Глядит, слушает молча, нагнулась, поцеловала меня в лоб и ушла. Уж не знаю, спросила ли у кого, или кто ей дал, только приходит вскоре: в одной руке белый хлеб несет, в другой зачерпнула в этом старинном котле (уж лет 50 ему, что под лавкой у нас нарочно для того и стоит) воды ковшиком да ко мне и подходит.
— Не хочешь ли поесть-то, батюшка? Вот и водичка, на-ка попей.
А еще захворала я. Тоже лежу, она и бежит, увидала.
— Знать ты, батюшка, хвораешь.
— Да, хвораю.
— Ах, кормилец ты мой! Что это у тебя? Голова что ли болит?
Схватила в охапку меня на руки и тащит на двор.
— Что ты, — говорю, — безумная, выдумала? Оставь! Поля, не давай ей!
А она знай: свое. Вытащила меня на воздух, села да на коленках-то меня и держит, качает да, дуя в лицо, целует меня и приговаривает: «Ох, батюшка! Этакой ты у меня плохой!»
Именинница я, знаете, на Симеона и Анны. Вот последние-то годы все звала она меня Симеоном, и всегда-то по-разному. Как, бывало, назовет, я уже и не знаю, ласкает или за что бранит и сердится; привыкла, знаете, к этому. Когда была довольна — все «Симеон» да «Симеон-батюшка», а как сердита, ни за что так не скажет, а все «Семка» да «Семка». А растревожусь, рассержусь я, бывало, и начну кому выговаривать что, она сейчас возьмет меня за руку, гладит руку-то, в глаза так и глядит, так и ласкается. «Ведь ты у меня Симеон-Богоприимец, батюшка; ведь он так прямо на ручки-то Господа и принял; да был хороший да кроткий такой. И тебе так-то надо».

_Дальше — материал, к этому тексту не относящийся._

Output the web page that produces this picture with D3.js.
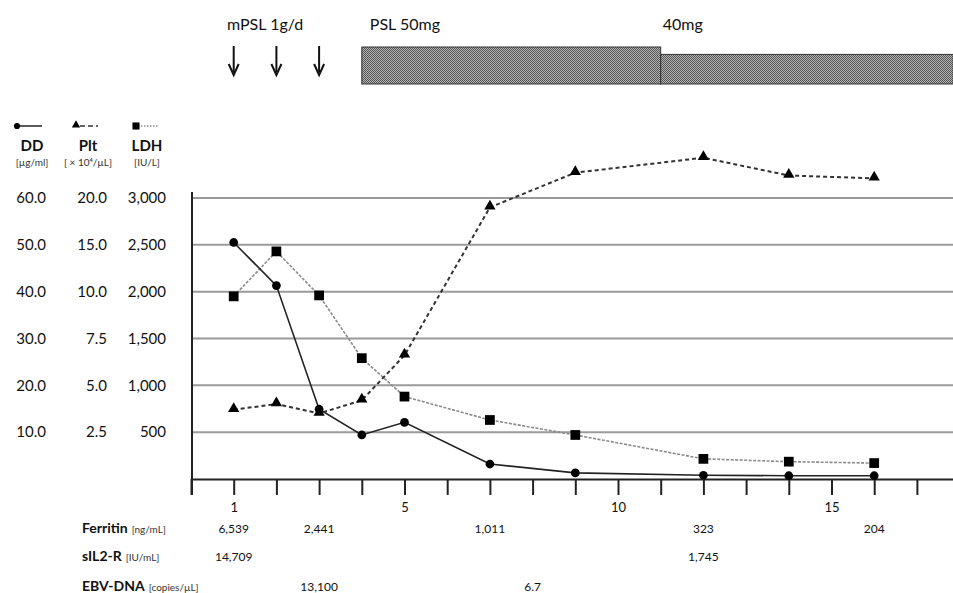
<!DOCTYPE html>
<html>
<head>
<meta charset="utf-8">
<script src="https://cdn.jsdelivr.net/npm/d3@7"></script>
<style>
  body { margin: 0; background: #fff; }
  svg { display: block; font-family: Lato, "Open Sans", sans-serif; }
</style>
</head>
<body>
<div id="chart"></div>
<script>
/*
 * Data (hospital day on x).
 */
var days = [1, 2, 3, 4, 5, 7, 9, 12, 14, 16]
  , dd  = [50.5, 41.3, 14.9, 9.4, 12.1, 3.2, 1.3, 0.8, 0.7, 0.7]
  , plt = [3.7, 4.0, 3.5, 4.2, 6.6, 19.0, 22.7, 24.3, 22.4, 22.1]
  , ldh = [1950, 2430, 1960, 1290, 880, 630, 470, 215, 185, 170];

var ddTicks  = [10, 20, 30, 40, 50, 60]
  , pltTicks = [2.5, 5, 7.5, 10, 15, 20]
  , ldhTicks = [500, 1000, 1500, 2000, 2500, 3000]
  , dayTicks = d3.range(0, 18)
  , dayLabels = [1, 5, 10, 15];

// table rows under the axis
var ferritinDays = [1, 3, 7, 12, 16]
  , ferritinVals = [6539, 2441, 1011, 323, 204]
  , sil2rDays = [1, 12]
  , sil2rVals = [14709, 1745]
  , ebvDays = [3, 8]
  , ebvVals = [13100, 6.7];

// treatment
var mpslDays = [1, 2, 3]
  , pslStart = [4, 11]
  , pslEnd   = [11, 17.85]
  , pslDose  = [50, 40]
  , pslLabel = ["PSL 50mg", "40mg"];

var width = 953
  , height = 593;

var svg = d3.select('#chart').append('svg')
  .attr('width', width)
  .attr('height', height);

var defs = svg.append('defs');
var pat = defs.append('pattern')
  .attr('id', 'checker')
  .attr('width', 2).attr('height', 2)
  .attr('patternUnits', 'userSpaceOnUse');
pat.append('rect').attr('width', 2).attr('height', 2).attr('fill', '#b4b4b4');
pat.append('rect').attr('width', 1).attr('height', 1).attr('fill', '#555');
pat.append('rect').attr('x', 1).attr('y', 1).attr('width', 1).attr('height', 1).attr('fill', '#555');

/*
 * Scales
 */
var x = d3.scaleLinear().domain([0, 18]).range([191, 959.6]);
var yL = d3.scaleLinear().domain([0, 3000]).range([479, 198]);
var yD = d3.scaleLinear().domain([0, 60]).range([479, 198]);
// platelet axis is uneven: 2.5 steps up to 10, then 5 steps
var yP = d3.scaleLinear().domain([0, 10, 20]).range([479, yL(2000), yL(3000)]);
var doseH = d3.scaleLinear().domain([0, 50]).range([0, 37]);

/*
 * Grid lines
 */
svg.append('g').selectAll('line')
  .data(ldhTicks)
  .enter().append('line')
  .attr('x1', 192).attr('x2', width)
  .attr('y1', function(d) { return yL(d); })
  .attr('y2', function(d) { return yL(d); })
  .attr('stroke', '#9a9a9a')
  .attr('stroke-width', 2);

/*
 * Left tick label columns
 */
function column(scale, ticks, fmt, xpos) {
  var g = svg.append('g')
    .attr('transform', 'translate(' + xpos + ',0)')
    .call(d3.axisLeft(scale).tickValues(ticks).tickFormat(fmt).tickSize(0).tickPadding(0));
  g.select('.domain').remove();
  g.selectAll('text')
    .attr('font-family', 'Lato, sans-serif')
    .attr('font-size', 15)
    .attr('fill', '#111');
}
column(yD, ddTicks, d3.format('.1f'), 46);
column(yP, pltTicks, d3.format('.1f'), 107);
column(yL, ldhTicks, d3.format(','), 166);

/*
 * x axis and left frame line
 */
var xa = svg.append('g')
  .attr('transform', 'translate(0,479)')
  .call(d3.axisBottom(x).tickValues(dayTicks).tickSize(16).tickSizeOuter(0)
    .tickFormat(function(d) { return dayLabels.indexOf(d) >= 0 ? d : ''; }));
xa.select('.domain').attr('stroke', '#222').attr('stroke-width', 2);
xa.selectAll('.tick line').attr('stroke', '#222').attr('stroke-width', 2);
xa.selectAll('text')
  .attr('y', 24).attr('dy', '0.71em')
  .attr('font-family', 'Lato, sans-serif')
  .attr('font-size', 13)
  .attr('fill', '#111');

svg.append('line')
  .attr('x1', 192).attr('x2', 192)
  .attr('y1', 192).attr('y2', 495)
  .attr('stroke', '#222').attr('stroke-width', 2);

/*
 * Series
 */
var pts = days.map(function(d, i) {
  return { day: d, dd: dd[i], plt: plt[i], ldh: ldh[i] };
});

function lineFor(scale, key) {
  return d3.line()
    .x(function(d) { return x(d.day); })
    .y(function(d) { return scale(d[key]); });
}

svg.append('path').datum(pts)
  .attr('d', lineFor(yL, 'ldh'))
  .attr('fill', 'none')
  .attr('stroke', '#8a8a8a')
  .attr('stroke-width', 1.6)
  .attr('stroke-dasharray', '3,1.5');

svg.append('path').datum(pts)
  .attr('d', lineFor(yD, 'dd'))
  .attr('fill', 'none')
  .attr('stroke', '#222')
  .attr('stroke-width', 1.6);

svg.append('path').datum(pts)
  .attr('d', lineFor(yP, 'plt'))
  .attr('fill', 'none')
  .attr('stroke', '#333')
  .attr('stroke-width', 2)
  .attr('stroke-dasharray', '4,3');

var sq = d3.symbol().type(d3.symbolSquare).size(95)
  , tri = d3.symbol().type(d3.symbolTriangle).size(55)
  , cir = d3.symbol().type(d3.symbolCircle).size(60);

svg.append('g').selectAll('path')
  .data(pts).enter().append('path')
  .attr('d', sq)
  .attr('transform', function(d) { return 'translate(' + x(d.day) + ',' + yL(d.ldh) + ')'; })
  .attr('fill', '#000');

svg.append('g').selectAll('path')
  .data(pts).enter().append('path')
  .attr('d', tri)
  .attr('transform', function(d) { return 'translate(' + x(d.day) + ',' + (yP(d.plt) - 1) + ')'; })
  .attr('fill', '#000');

svg.append('g').selectAll('path')
  .data(pts).enter().append('path')
  .attr('d', cir)
  .attr('transform', function(d) { return 'translate(' + x(d.day) + ',' + yD(d.dd) + ')'; })
  .attr('fill', '#000');

/*
 * Legend
 */
var leg = svg.append('g');
leg.append('line').attr('x1', 17).attr('x2', 42).attr('y1', 126).attr('y2', 126)
  .attr('stroke', '#222').attr('stroke-width', 1.5);
leg.append('path').attr('d', d3.symbol().type(d3.symbolCircle).size(30))
  .attr('transform', 'translate(17,126)');
leg.append('line').attr('x1', 80).attr('x2', 98).attr('y1', 126).attr('y2', 126)
  .attr('stroke', '#333').attr('stroke-width', 1.5).attr('stroke-dasharray', '5,3');
leg.append('path').attr('d', d3.symbol().type(d3.symbolTriangle).size(30))
  .attr('transform', 'translate(76,125)');
leg.append('line').attr('x1', 138).attr('x2', 158).attr('y1', 126).attr('y2', 126)
  .attr('stroke', '#555').attr('stroke-width', 1).attr('stroke-dasharray', '1.5,1.5');
leg.append('path').attr('d', d3.symbol().type(d3.symbolSquare).size(50))
  .attr('transform', 'translate(136,126)');

var legNames = ['DD', 'Plt', 'LDH']
  , legUnits = ['[\u00b5g/ml]', '[ \u00d7 10\u2074/\u00b5L]', '[IU/L]']
  , legX = [32, 88, 147];

leg.selectAll('text.name')
  .data(legNames).enter().append('text')
  .attr('class', 'name')
  .attr('x', function(d, i) { return legX[i]; })
  .attr('y', 151)
  .attr('text-anchor', 'middle')
  .attr('font-weight', 'bold')
  .attr('font-size', 15)
  .attr('fill', '#111')
  .text(function(d) { return d; });

leg.selectAll('text.unit')
  .data(legUnits).enter().append('text')
  .attr('class', 'unit')
  .attr('x', function(d, i) { return legX[i]; })
  .attr('y', 166)
  .attr('text-anchor', 'middle')
  .attr('font-size', 10)
  .attr('fill', '#333')
  .text(function(d) { return d; });

/*
 * Table below the axis
 */
var rows = [
  { name: 'Ferritin', unit: '[ng/mL]', days: ferritinDays, vals: ferritinVals, y: 533 },
  { name: 'sIL2-R', unit: '[IU/mL]', days: sil2rDays, vals: sil2rVals, y: 561 },
  { name: 'EBV-DNA', unit: '[copies/\u00b5L]', days: ebvDays, vals: ebvVals, y: 591 }
];
var fmt = d3.format(',');

rows.forEach(function(r) {
  var t = svg.append('text')
    .attr('x', 82).attr('y', r.y)
    .attr('fill', '#111');
  t.append('tspan').attr('font-weight', 'bold').attr('font-size', 14).text(r.name);
  t.append('tspan').attr('font-size', 10).attr('dx', 4).attr('fill', '#333').text(r.unit);

  svg.append('g').selectAll('text')
    .data(r.vals).enter().append('text')
    .attr('x', function(d, i) { return x(r.days[i]); })
    .attr('y', r.y)
    .attr('text-anchor', 'middle')
    .attr('font-size', 12)
    .attr('fill', '#111')
    .text(function(d) { return fmt(d); });
});

/*
 * Treatment band at the top
 */
svg.append('text')
  .attr('x', 227).attr('y', 30)
  .attr('font-size', 16).attr('fill', '#111')
  .text('mPSL 1g/d');

var arrows = svg.append('g').selectAll('g')
  .data(mpslDays).enter().append('g')
  .attr('transform', function(d) { return 'translate(' + x(d) + ',0)'; });
arrows.append('line')
  .attr('x1', 0).attr('x2', 0).attr('y1', 46).attr('y2', 72)
  .attr('stroke', '#111').attr('stroke-width', 2);
arrows.append('path')
  .attr('d', 'M-5,64 L0,75 L5,64')
  .attr('fill', 'none')
  .attr('stroke', '#111').attr('stroke-width', 2);

svg.append('g').selectAll('rect')
  .data(pslDose).enter().append('rect')
  .attr('x', function(d, i) { return x(pslStart[i]); })
  .attr('width', function(d, i) { return x(pslEnd[i]) - x(pslStart[i]); })
  .attr('y', function(d) { return 84 - doseH(d); })
  .attr('height', function(d) { return doseH(d); })
  .attr('fill', 'url(#checker)')
  .attr('stroke', '#333')
  .attr('stroke-width', 1);

svg.append('g').selectAll('text')
  .data(pslLabel).enter().append('text')
  .attr('x', function(d, i) { return x(pslStart[i]) + (i === 0 ? 8 : 2); })
  .attr('y', 30)
  .attr('font-size', 16).attr('fill', '#111')
  .text(function(d) { return d; });
</script>
</body>
</html>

По всему вот по этому-то и думаю я, что она любила меня. Ульяну Григорьевну покойную вот тоже любила она, даже плакала, как хоронить ее понесли.
Еще матушку нашу Марию она очень любила и редкий-то день, бывало, не вспомнит о ней. И с портретом ее целыми часами разговаривает, и всякой-то от нее посланной обрадуется, и все «Машенька» да «Машенька», другого названия и не было. И как ей все было известно: и заботы, и нужды обители, и как им, начальницам-то, трудно. Все, бывало, об ней вздыхает да охает. «Машеньку-то мне жаль! Ах, как Машеньку-то жаль! Бедная Машенька!» Так что если в обители или у матушки неприятности какой быть, ходит моя Пелагея Ивановна — и не подходи к ней, растревоженная, расстроенная, ничем в ту пору ей не угодишь. «Машеньке-то, поди, как трудно, никто ее не жалеет», — скажет она. Ну, уж и знай, что уж что-нибудь да не ладно».
Забота об обители
«Обитель она очень хранила, называя всех в ней своими, дочками. И точно была она для обители матерью; ничего без нее здесь и не делалось. В послушание ли кого посылать, принять ли кого в обитель или выслать — ничего без ее благословения матушка не делала. Что Пелагея Ивановна скажет, то свято, так тому уж и быть. И как, бывало, она скажет, так все и случится. Раз приходит к нам которая-то из наших сборщиц, сидит вот да и ропщет: «Батюшка-то Серафим, слышь, предсказывал, говорят, что через омет нам деньги-то бросать будут — только возьмите. А уж где же бросают-то?!» Вздохнет да охнет. «Так-то просить, ничем не выпросишь». Пелагея Ивановна и говорит ей: «У Бога милости много, а нашу обитель, знай, Он никогда не оставит».